Reproduce the section of the listing that begins at the line containing "The picture is" and finishes at the line containing "const chart = echarts.init(document.getElementById('chart'));". Include both end lines and nothing beyond them.
-- START Collected material --
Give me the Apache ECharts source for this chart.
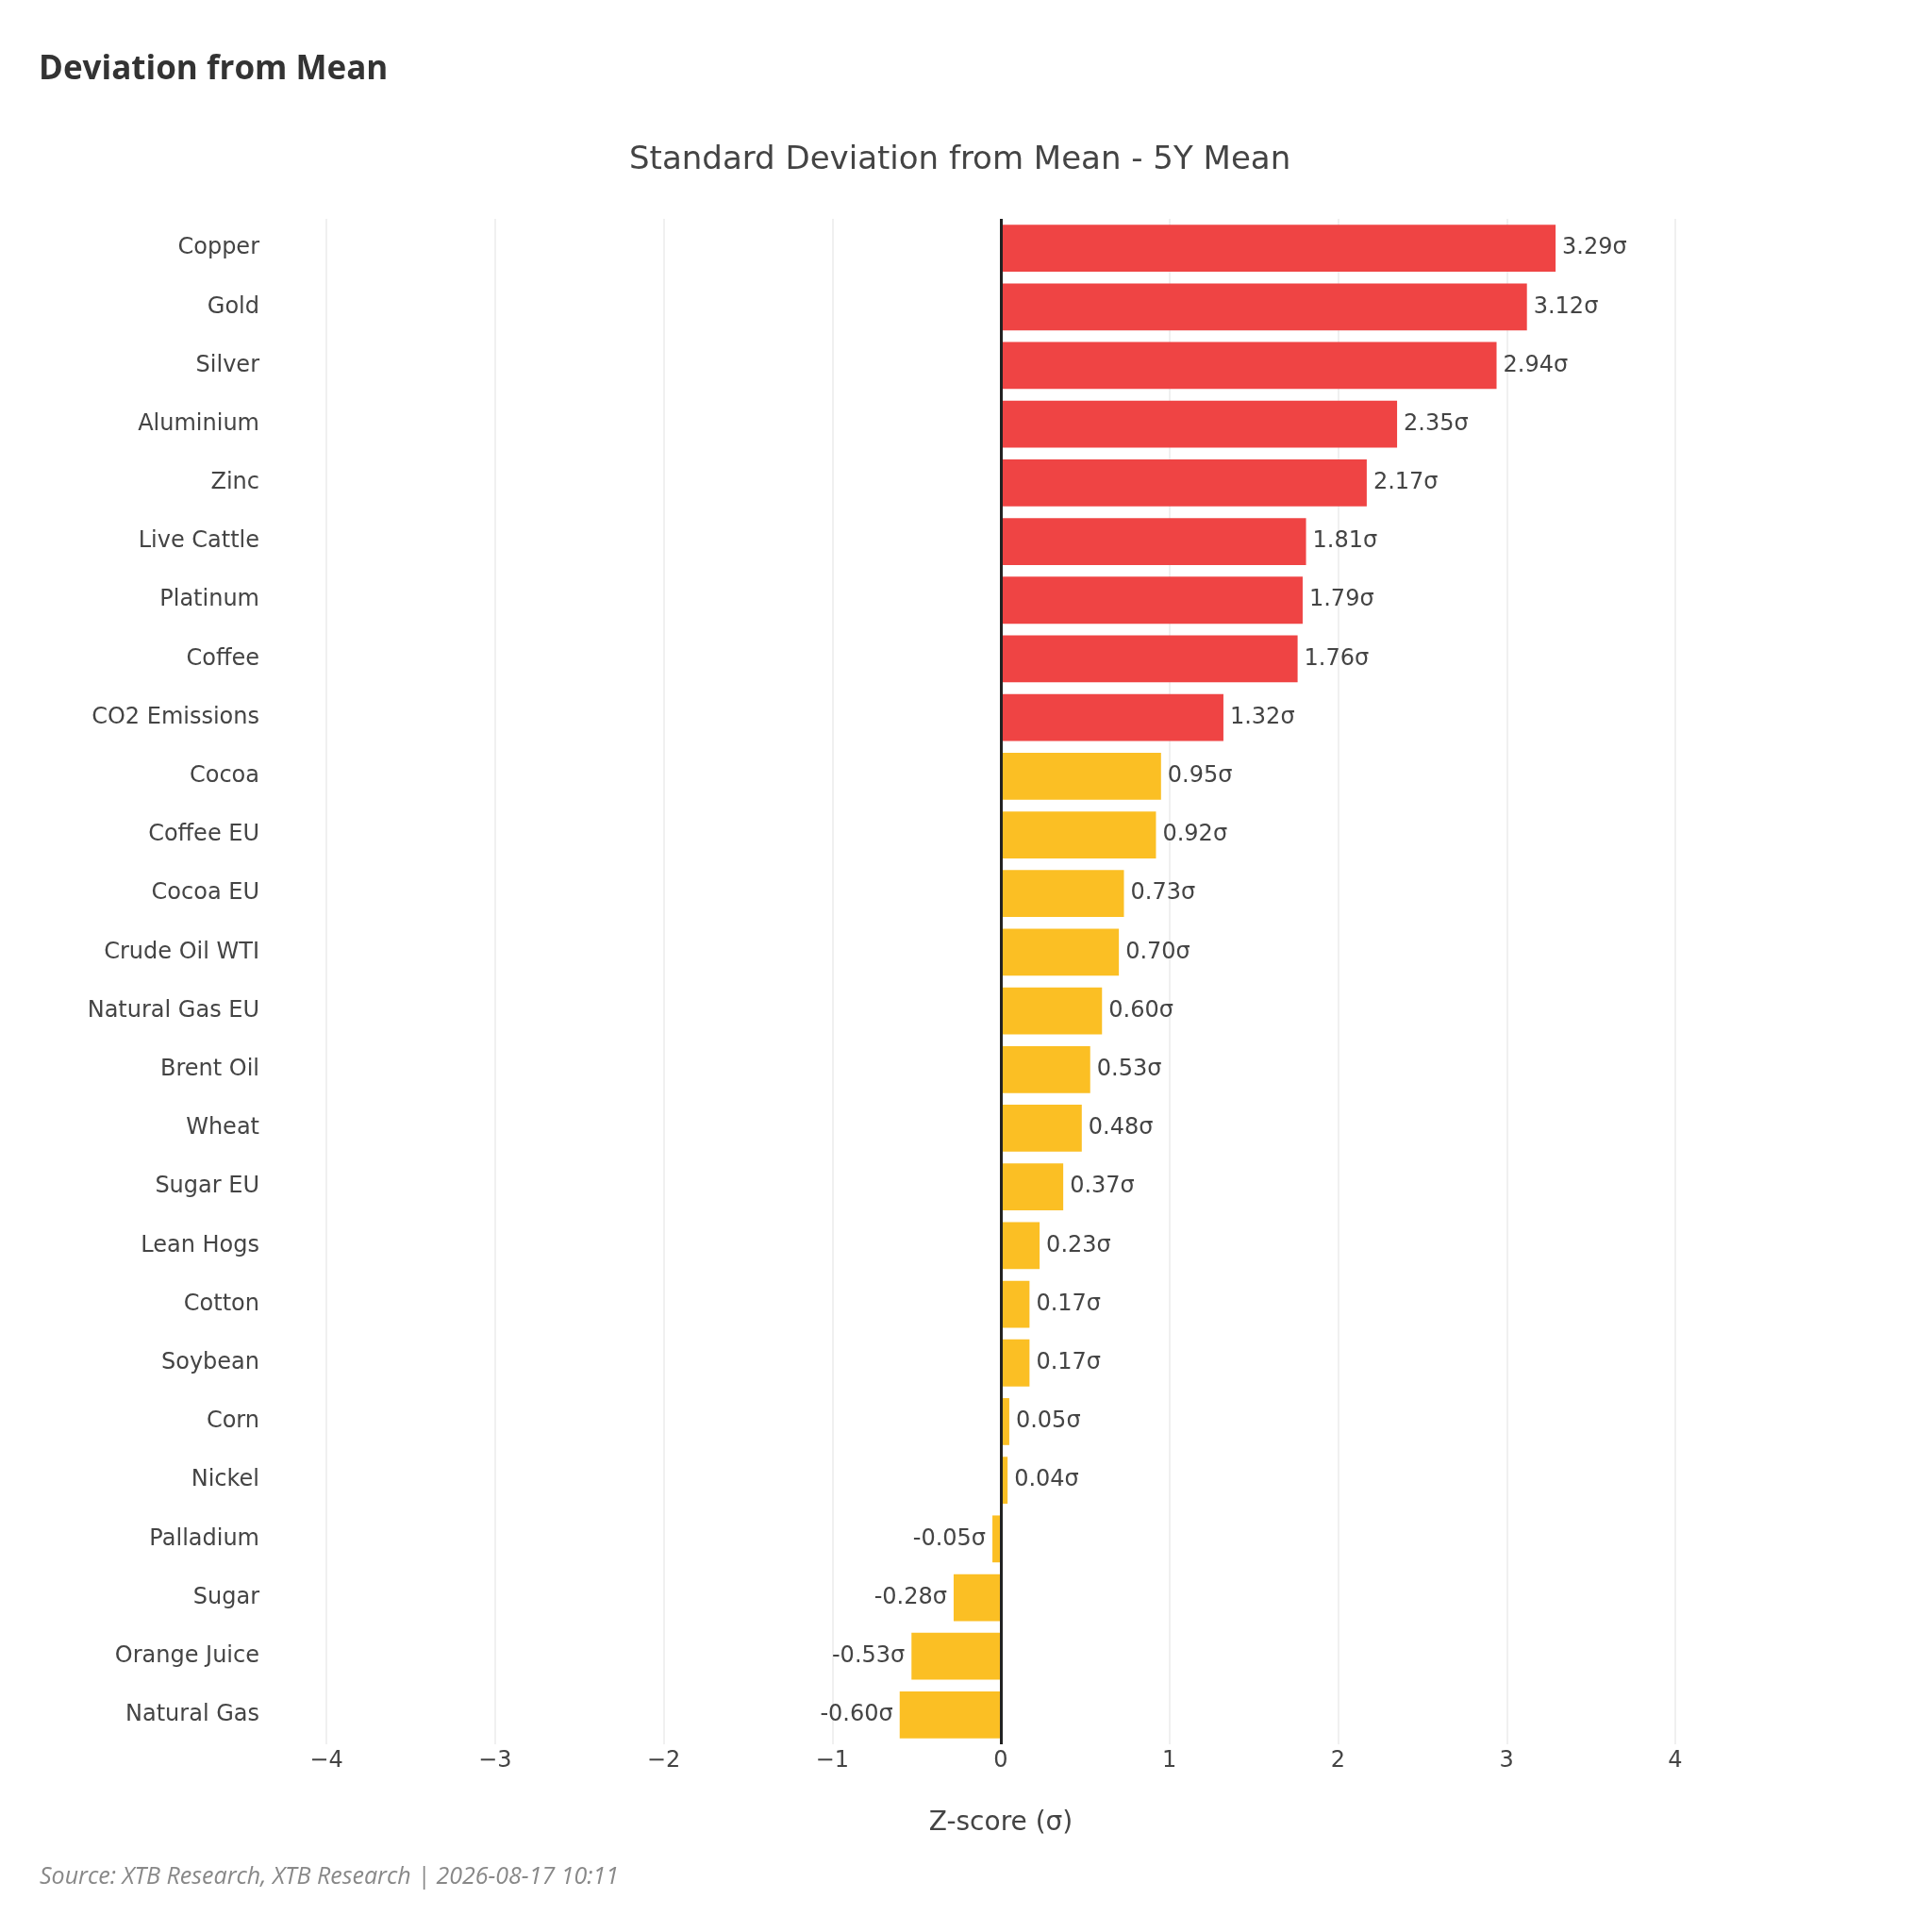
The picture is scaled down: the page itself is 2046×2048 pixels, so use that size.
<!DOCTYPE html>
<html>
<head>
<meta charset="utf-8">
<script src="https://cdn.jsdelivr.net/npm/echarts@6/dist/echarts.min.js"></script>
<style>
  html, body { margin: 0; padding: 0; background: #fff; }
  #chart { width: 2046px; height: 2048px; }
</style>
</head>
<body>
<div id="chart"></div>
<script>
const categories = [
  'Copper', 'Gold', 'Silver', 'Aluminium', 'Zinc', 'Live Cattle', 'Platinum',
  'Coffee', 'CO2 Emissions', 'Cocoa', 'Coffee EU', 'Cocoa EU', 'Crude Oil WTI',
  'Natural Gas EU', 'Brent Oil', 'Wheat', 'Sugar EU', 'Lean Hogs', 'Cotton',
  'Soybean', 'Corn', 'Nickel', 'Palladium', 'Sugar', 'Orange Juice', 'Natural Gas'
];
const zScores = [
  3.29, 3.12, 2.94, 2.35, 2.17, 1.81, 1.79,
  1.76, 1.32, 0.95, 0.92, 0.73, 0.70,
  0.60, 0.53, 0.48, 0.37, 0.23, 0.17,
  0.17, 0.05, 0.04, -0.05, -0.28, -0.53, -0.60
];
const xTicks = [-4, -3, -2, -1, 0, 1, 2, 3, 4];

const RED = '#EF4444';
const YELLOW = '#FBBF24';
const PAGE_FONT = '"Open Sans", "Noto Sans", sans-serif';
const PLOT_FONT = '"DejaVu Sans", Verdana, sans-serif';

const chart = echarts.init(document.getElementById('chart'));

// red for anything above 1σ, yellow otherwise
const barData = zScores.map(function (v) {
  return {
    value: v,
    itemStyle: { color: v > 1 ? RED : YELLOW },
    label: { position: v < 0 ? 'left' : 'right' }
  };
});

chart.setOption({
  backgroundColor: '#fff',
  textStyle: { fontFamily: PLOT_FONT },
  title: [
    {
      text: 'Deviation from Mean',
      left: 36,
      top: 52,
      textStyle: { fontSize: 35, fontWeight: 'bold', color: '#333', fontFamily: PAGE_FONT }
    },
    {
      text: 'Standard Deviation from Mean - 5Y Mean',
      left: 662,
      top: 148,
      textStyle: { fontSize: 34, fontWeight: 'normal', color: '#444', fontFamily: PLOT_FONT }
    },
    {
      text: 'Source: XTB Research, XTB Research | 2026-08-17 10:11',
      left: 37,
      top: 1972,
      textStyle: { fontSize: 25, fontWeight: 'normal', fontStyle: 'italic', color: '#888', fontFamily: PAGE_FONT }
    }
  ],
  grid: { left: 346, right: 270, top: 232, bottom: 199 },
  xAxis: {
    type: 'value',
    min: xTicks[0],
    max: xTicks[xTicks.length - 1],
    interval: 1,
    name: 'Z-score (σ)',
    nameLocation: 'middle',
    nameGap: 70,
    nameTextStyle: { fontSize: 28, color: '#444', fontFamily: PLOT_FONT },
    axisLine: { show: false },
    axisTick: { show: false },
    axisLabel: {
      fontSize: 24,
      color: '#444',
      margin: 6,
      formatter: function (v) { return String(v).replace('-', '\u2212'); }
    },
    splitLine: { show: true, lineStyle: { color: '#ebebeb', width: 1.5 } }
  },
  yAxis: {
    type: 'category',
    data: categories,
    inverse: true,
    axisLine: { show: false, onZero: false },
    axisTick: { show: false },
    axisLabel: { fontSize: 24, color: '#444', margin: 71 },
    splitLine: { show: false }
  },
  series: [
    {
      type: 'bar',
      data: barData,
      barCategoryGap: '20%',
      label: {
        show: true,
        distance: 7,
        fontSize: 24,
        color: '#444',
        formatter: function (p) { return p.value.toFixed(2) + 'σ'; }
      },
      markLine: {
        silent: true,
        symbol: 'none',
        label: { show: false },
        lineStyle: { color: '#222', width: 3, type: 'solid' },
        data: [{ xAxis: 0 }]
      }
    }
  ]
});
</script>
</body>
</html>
-- END Collected material --
_Reply to the task_
The picture is scaled down: the page itself is 2046×2048 pixels, so use that size.
<!DOCTYPE html>
<html>
<head>
<meta charset="utf-8">
<script src="https://cdn.jsdelivr.net/npm/echarts@6/dist/echarts.min.js"></script>
<style>
  html, body { margin: 0; padding: 0; background: #fff; }
  #chart { width: 2046px; height: 2048px; }
</style>
</head>
<body>
<div id="chart"></div>
<script>
const categories = [
  'Copper', 'Gold', 'Silver', 'Aluminium', 'Zinc', 'Live Cattle', 'Platinum',
  'Coffee', 'CO2 Emissions', 'Cocoa', 'Coffee EU', 'Cocoa EU', 'Crude Oil WTI',
  'Natural Gas EU', 'Brent Oil', 'Wheat', 'Sugar EU', 'Lean Hogs', 'Cotton',
  'Soybean', 'Corn', 'Nickel', 'Palladium', 'Sugar', 'Orange Juice', 'Natural Gas'
];
const zScores = [
  3.29, 3.12, 2.94, 2.35, 2.17, 1.81, 1.79,
  1.76, 1.32, 0.95, 0.92, 0.73, 0.70,
  0.60, 0.53, 0.48, 0.37, 0.23, 0.17,
  0.17, 0.05, 0.04, -0.05, -0.28, -0.53, -0.60
];
const xTicks = [-4, -3, -2, -1, 0, 1, 2, 3, 4];

const RED = '#EF4444';
const YELLOW = '#FBBF24';
const PAGE_FONT = '"Open Sans", "Noto Sans", sans-serif';
const PLOT_FONT = '"DejaVu Sans", Verdana, sans-serif';

const chart = echarts.init(document.getElementById('chart'));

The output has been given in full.